= Elizabeth Moir =

Sri Lankan educationalist

Elizabeth Moir Tenduf-La, MBE is a British educationist in Sri Lanka. She founded the Colombo International School, British School in Colombo, and Elizabeth Moir School.

==Education==
Elizabeth Moir read mathematics at Oxford, where she captained the Oxford University Women's Tennis team which beat Cambridge University 16 to 1 in 1961. She stayed on at Oxford to complete the Diploma in Education.

==Career==
Soon after, she joined the Diocesan Girls’ School in Hong Kong where she established the A Level Mathematics Department. After four years in Asia, Moir returned to England where she worked as an IBM systems analyst in the City of London.

In 1982, she came to Sri Lanka, with her husband, Kesang Tenduf-La, and three children, and set up the Colombo International School. Using the British curriculum and offering London O and A Level examinations, its main clientele was Sri Lankan parents who would otherwise have sent their children overseas to be educated.

In 1990, Moir was asked by President Premadasa to run a multimedia English language programme on television and radio to give the rural people an equal opportunity to learn the English language that their counterparts in the towns enjoyed. She invited Barbara Goldsmith, a former Head of BBC English, to work with her.
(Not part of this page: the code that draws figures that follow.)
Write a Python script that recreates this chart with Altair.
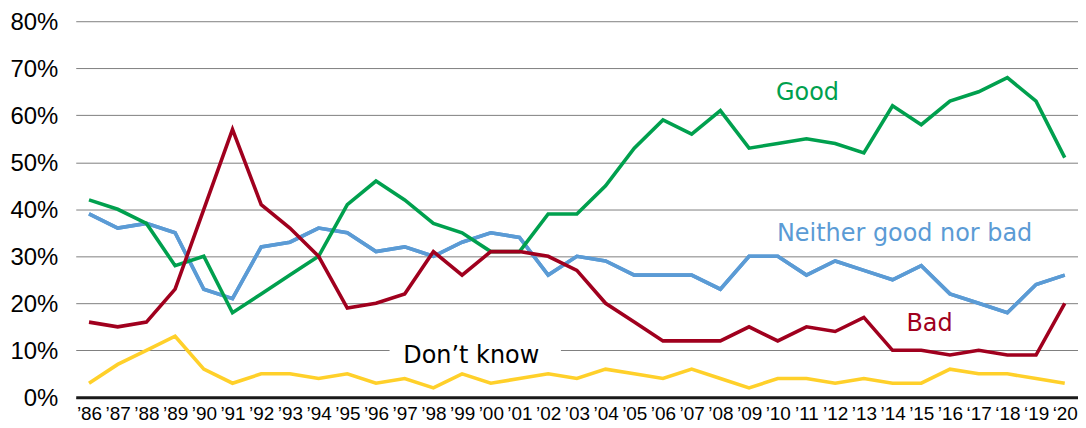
import altair as alt
import pandas as pd

years = ["’86", "’87", "’88", "’89", "’90", "’91", "’92", "’93", "’94", "’95",
         "’96", "’97", "’98", "’99", "’00", "’01", "’02", "’03", "’04", "’05",
         "’06", "’07", "’08", "’09", "’10", "’11", "’12", "’13", "’14", "’15",
         "’16", "‘17", "‘18", "‘19", "‘20"]

good = [42, 40, 37, 28, 30, 18, 22, 26, 30, 41, 46, 42, 37, 35, 31, 31, 39, 39, 45, 53,
        59, 56, 61, 53, 54, 55, 54, 52, 62, 58, 63, 65, 68, 63, 51]
neither = [39, 36, 37, 35, 23, 21, 32, 33, 36, 35, 31, 32, 30, 33, 35, 34, 26, 30, 29, 26,
           26, 26, 23, 30, 30, 26, 29, 27, 25, 28, 22, 20, 18, 24, 26]
bad = [16, 15, 16, 23, 40, 57, 41, 36, 30, 19, 20, 22, 31, 26, 31, 31, 30, 27, 20, 16,
       12, 12, 12, 15, 12, 15, 14, 17, 10, 10, 9, 10, 9, 9, 20]
dont_know = [3, 7, 10, 13, 6, 3, 5, 5, 4, 5, 3, 4, 2, 5, 3, 4, 5, 4, 6, 5,
             4, 6, 4, 2, 4, 4, 3, 4, 3, 3, 6, 5, 5, 4, 3]

series_names = ["Neither good nor bad", "Good", "Bad", "Don’t know"]
series_values = [neither, good, bad, dont_know]
series_colors = ["#5B9BD5", "#00A04E", "#A0001E", "#FFD02A"]

y_ticks = [0, 10, 20, 30, 40, 50, 60, 70, 80]

rows = []
for name, vals in zip(series_names, series_values):
    for yr, v in zip(years, vals):
        rows.append({"year": yr, "value": v, "series": name})
df = pd.DataFrame(rows)

TOP = 12.5
W, H = 1006, 390 - TOP

x_enc = alt.X("year:O", scale=alt.Scale(type="point", padding=0.462, domain=years),
              axis=alt.Axis(title=None, labelAngle=0, ticks=False, domain=True,
                            domainColor="#1a1a1a", domainWidth=3, labelOverlap=False,
                            labelFont="Liberation Sans", labelFontSize=19,
                            labelColor="#000000", labelPadding=7, grid=False))
y_enc = alt.Y("value:Q", scale=alt.Scale(domain=[0, 80], nice=False),
              axis=alt.Axis(title=None, values=y_ticks, ticks=False, domain=False,
                            grid=True, gridColor="#808080", gridWidth=1,
                            labelExpr="datum.value + '%'", labelFont="Liberation Sans",
                            labelFontSize=24, labelColor="#000000", labelPadding=18,
                            labelOffset=1))

base = alt.Chart(df)

# white box behind "Don't know" (plot-area pixel offsets)
dy = 11.4 - TOP
box = alt.Chart(pd.DataFrame({"k": [0]})).mark_rect(color="white").encode(
    x=alt.value(315), x2=alt.value(487), y=alt.value(321 + dy), y2=alt.value(349 + dy))

lines = []
for name, col in zip(series_names, series_colors):
    lines.append(
        base.transform_filter(alt.datum.series == name)
        .mark_line(color=col, strokeWidth=3.6, strokeJoin="miter")
        .encode(x=x_enc, y=y_enc)
    )

ann_text = ["Good", "Neither good nor bad", "Bad", "Don’t know"]
ann_color = ["#00A04E", "#5B9BD5", "#A0001E", "#000000"]
ann_pos = [(734.5, 80), (832, 221.6), (857, 312.3), (397, 344)]

texts = []
for t, c, (px, py) in zip(ann_text, ann_color, ann_pos):
    texts.append(
        alt.Chart(pd.DataFrame({"t": [t]})).mark_text(
            font="DejaVu Sans", fontSize=24, color=c, align="center",
            baseline="alphabetic").encode(text="t:N", x=alt.value(px), y=alt.value(py + dy))
    )

chart = alt.layer(lines[0].encode(), box, *lines, *texts).properties(
    width=W, height=H,
    autosize=alt.AutoSizeParams(type="none"),
    padding={"left": 68, "top": TOP, "right": 0, "bottom": 28},
).configure_view(stroke=None)

chart.save("out.html", embed_options={"renderer": "svg", "actions": False})
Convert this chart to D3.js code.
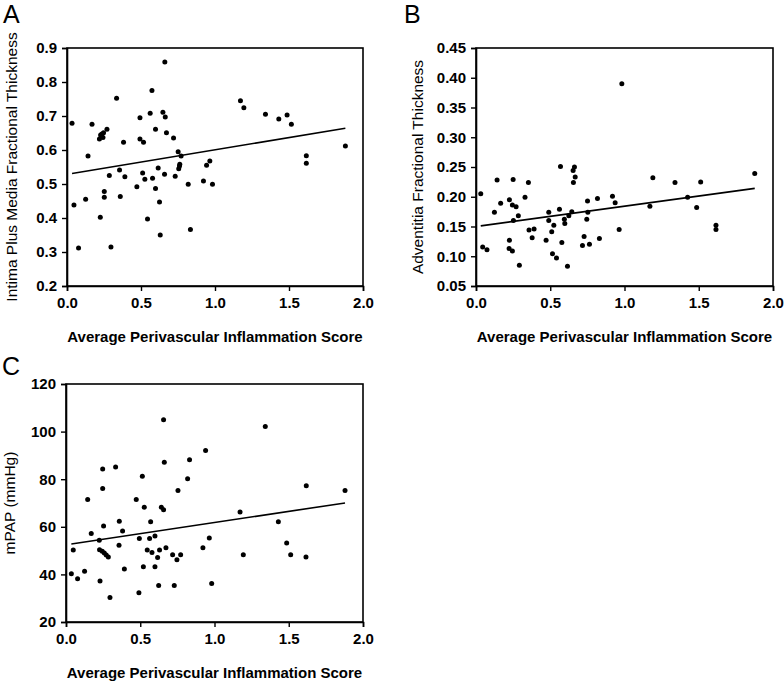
<!DOCTYPE html>
<html><head><meta charset="utf-8">
<script src="https://cdn.jsdelivr.net/npm/d3@7"></script>
<style>body{margin:0;background:#fff}svg{display:block}</style>
</head><body><svg id="c" width="784" height="684"></svg>
<script>
// ---- Panel A: Intima plus media fractional thickness ----
const scoreA = [0.034,0.047,0.078,0.126,0.142,0.169,0.219,0.225,0.227,0.236,0.243,0.247,0.252,0.252,0.27,0.286,0.297,0.335,0.355,0.36,0.382,0.391,0.472,0.493,0.493,0.511,0.517,0.526,0.544,0.562,0.574,0.578,0.598,0.598,0.616,0.625,0.63,0.648,0.659,0.661,0.664,0.672,0.72,0.731,0.751,0.755,0.76,0.762,0.771,0.819,0.834,0.922,0.943,0.965,0.983,1.172,1.195,1.341,1.431,1.487,1.516,1.617,1.617,1.881];
const imtA   = [0.679,0.438,0.312,0.455,0.582,0.676,0.632,0.402,0.644,0.647,0.637,0.651,0.478,0.461,0.661,0.525,0.315,0.752,0.541,0.463,0.623,0.521,0.492,0.695,0.632,0.532,0.623,0.514,0.397,0.708,0.775,0.517,0.661,0.487,0.547,0.447,0.35,0.711,0.529,0.859,0.697,0.651,0.635,0.523,0.595,0.545,0.553,0.558,0.582,0.499,0.366,0.509,0.555,0.568,0.499,0.745,0.724,0.705,0.691,0.703,0.676,0.583,0.561,0.612];
const fitA = [0.5286, 0.0719];           // intercept, slope
const yTicksA = [0.2,0.3,0.4,0.5,0.6,0.7,0.8,0.9];

// ---- Panel B: Adventitia fractional thickness ----
const scoreB = [0.032,0.045,0.074,0.124,0.142,0.166,0.223,0.225,0.225,0.245,0.245,0.25,0.252,0.27,0.285,0.292,0.33,0.353,0.357,0.378,0.391,0.472,0.49,0.49,0.51,0.515,0.524,0.542,0.562,0.569,0.578,0.595,0.598,0.616,0.625,0.645,0.654,0.656,0.663,0.668,0.717,0.728,0.746,0.751,0.753,0.764,0.818,0.831,0.919,0.937,0.964,0.982,1.171,1.191,1.34,1.425,1.486,1.513,1.616,1.616,1.877];
const advB   = [0.205,0.1155,0.111,0.174,0.228,0.189,0.113,0.195,0.127,0.109,0.186,0.229,0.16,0.183,0.168,0.085,0.199,0.224,0.144,0.131,0.146,0.127,0.174,0.16,0.141,0.104,0.152,0.097,0.179,0.251,0.123,0.162,0.155,0.083,0.168,0.175,0.244,0.224,0.25,0.233,0.118,0.133,0.162,0.193,0.174,0.12,0.197,0.13,0.201,0.19,0.145,0.39,0.184,0.232,0.224,0.199,0.182,0.225,0.152,0.145,0.239];
const fitB = [0.150, 0.0341];
const yTicksB = [0.05,0.10,0.15,0.20,0.25,0.30,0.35,0.40,0.45];

// ---- Panel C: mPAP ----
const scoreC = [0.036,0.049,0.078,0.125,0.146,0.17,0.224,0.226,0.229,0.244,0.247,0.247,0.253,0.258,0.271,0.285,0.296,0.334,0.357,0.359,0.381,0.393,0.473,0.491,0.494,0.514,0.521,0.527,0.547,0.563,0.57,0.579,0.599,0.599,0.617,0.624,0.63,0.642,0.657,0.657,0.662,0.673,0.718,0.729,0.747,0.754,0.772,0.819,0.832,0.922,0.94,0.965,0.981,1.172,1.194,1.342,1.43,1.486,1.513,1.616,1.618,1.879];
const mpapC  = [40.3,50.3,38.2,41.3,71.5,57.2,54.3,50.4,37.2,49.7,84.3,76.1,60.3,49.0,48.2,47.3,30.3,85.1,52.2,62.3,58.2,42.3,71.5,32.3,55.1,81.2,43.2,68.2,50.3,55.1,62.1,49.2,56.1,43.2,47.1,35.3,50.3,68.2,67.2,105.0,87.1,51.2,48.3,35.3,46.2,75.2,48.3,80.2,88.2,51.2,92.1,55.3,36.2,66.2,48.3,102.1,62.1,53.2,48.3,47.3,77.3,75.2];
const fitC = [52.46, 9.35];
const yTicksC = [20,40,60,80,100,120];

const xTicks = [0.0,0.5,1.0,1.5,2.0];
const xTitle = "Average Perivascular Inflammation Score";

const svg = d3.select("#c");
const FONT = "Liberation Sans, Arial, Helvetica, sans-serif";

function panel(o){
  const x = d3.scaleLinear().domain([0,2]).range([o.l,o.r]);
  const y = d3.scaleLinear().domain(o.ydom).range([o.b,o.t]);
  const g = svg.append("g");
  // frame
  g.append("rect").attr("x",o.l).attr("y",o.t).attr("width",o.r-o.l).attr("height",o.b-o.t)
    .attr("fill","none").attr("stroke","#000").attr("stroke-width",1.6);
  const ax = g.append("g").attr("transform",`translate(0,${o.b})`)
    .call(d3.axisBottom(x).tickValues(xTicks).tickFormat(d3.format(".1f")).tickSize(5).tickPadding(6));
  const ay = g.append("g").attr("transform",`translate(${o.l},0)`)
    .call(d3.axisLeft(y).tickValues(o.yticks).tickFormat(o.fmt).tickSize(5).tickPadding(5));
  [ax,ay].forEach(a=>{
    a.select(".domain").attr("stroke","#000").attr("stroke-width",1.6);
    a.selectAll(".tick line").attr("stroke","#000").attr("stroke-width",1.4);
    a.selectAll("text").attr("fill","#000").style("font-family",FONT).style("font-size","15px").style("font-weight","bold");
  });
  // fit line
  const xs = d3.extent(o.xs);
  g.append("line").attr("x1",x(xs[0])).attr("y1",y(o.fit[0]+o.fit[1]*xs[0]))
    .attr("x2",x(xs[1])).attr("y2",y(o.fit[0]+o.fit[1]*xs[1]))
    .attr("stroke","#000").attr("stroke-width",1.6);
  // points
  g.selectAll("circle.p").data(o.xs.map((v,i)=>[v,o.ys[i]])).join("circle")
    .attr("cx",d=>x(d[0])).attr("cy",d=>y(d[1])).attr("r",2.5).attr("fill","#000");
  // x title
  g.append("text").attr("x",(o.l+o.r)/2).attr("y",o.b+56).attr("text-anchor","middle")
    .style("font-family",FONT).style("font-size","15px").style("font-weight","bold").text(xTitle);
  // y title
  g.append("text").attr("transform",`translate(${o.ytx},${(o.t+o.b)/2}) rotate(-90)`).attr("text-anchor","middle")
    .style("font-family",FONT).style("font-size","15.5px").text(o.ytitle);
  // letter
  g.append("text").attr("x",o.lx).attr("y",o.ly).style("font-family",FONT).style("font-size","25px").text(o.letter);
}

panel({l:67,r:363,t:48,b:286,ydom:[0.2,0.9],yticks:yTicksA,fmt:d3.format(".1f"),xs:scoreA,ys:imtA,fit:fitA,
  ytitle:"Intima Plus Media Fractional Thickness",ytx:17,letter:"A",lx:3,ly:23});
panel({l:476,r:773,t:48,b:286,ydom:[0.05,0.45],yticks:yTicksB,fmt:d3.format(".2f"),xs:scoreB,ys:advB,fit:fitB,
  ytitle:"Adventitia Fractional Thickness",ytx:423,letter:"B",lx:404,ly:23});
panel({l:66,r:363,t:384,b:622,ydom:[20,120],yticks:yTicksC,fmt:d3.format("d"),xs:scoreC,ys:mpapC,fit:fitC,
  ytitle:"mPAP (mmHg)",ytx:15,letter:"C",lx:2,ly:375});
</script></body></html>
Her team bought the English language programme Follow Me from the BBC and used this with introductions in Sinhala and Tamil on the state radio and television at prime time. They had 80 language centres across the country from Jaffna in the North to Matara in the South, and held written and spoken English examinations set by the University of Warwick.

She then moved on to set up the British School in Colombo in 1994.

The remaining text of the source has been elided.